See, our role includes blanket certification of certain cladding products against the full AS1170.2 wind envelope. We can’t just “move the skylight” and be done with it, we have to assess performance using the actual code figures, assuming worst-case configurations. As Euler07 noted, these conditions really exist in buildings: ridge vents, skylights, windows, etc.

We've been treating the code at face value and applying these values to cladding and cladding supports, even if it’s hard to see how a brief turbulent gust could evacuate a building down to the peak local pressure factor intensity and hold it there sufficient to load the entire interior.

But back to my original question: are we applying those theoretical kL of 1.5, 2.0, 3.0 to the internal pressure coefficient for the frame too? You originally seemed to be saying the committee confirmed it, which is what I’m trying to clarify.

 

[rowingengineer]

Euler,
I do a fair few building in high wind zones with ridge vents, I am yet to have an issue with local pressure factors once you take averaging into account or m2 rules etc.

In regards to the study, you can reach out to he Queensland works department, they maybe able to direct you the people that did it for the cyclone shelters, I was only provided the outcome because I had a cyclone shelter fitness of design reconfirmation, where this was a hot topic.

Tomfh,
I'm saying the worst case numbers are purely theoretical.
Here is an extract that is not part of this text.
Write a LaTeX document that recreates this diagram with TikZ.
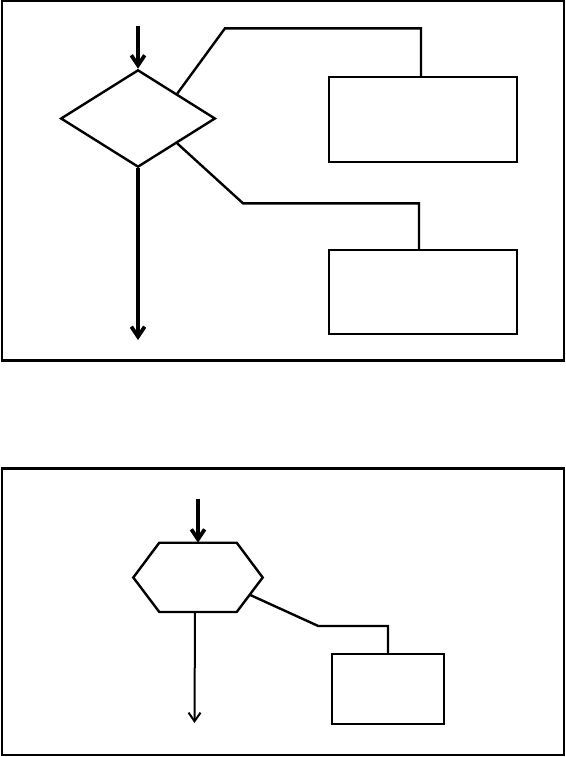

As for sheeting pressure certification I do a heap of this as well as roller doors, and I do not have the struggle you are referring too, we state airbox pressure adjusted by kt factors, nothing more.... If it is AS4055, the internal coefficient in this code are amended.

Might be worth reaching out to a committee member at JCU they are always helpful or Chris at checkwind is also a guy that can ask for you. he is/was on the AS4055 committee. I had hoped that they would have added clarification in amendment 2 but all they seem to be adding is the stuff from WA that JCU has been working on.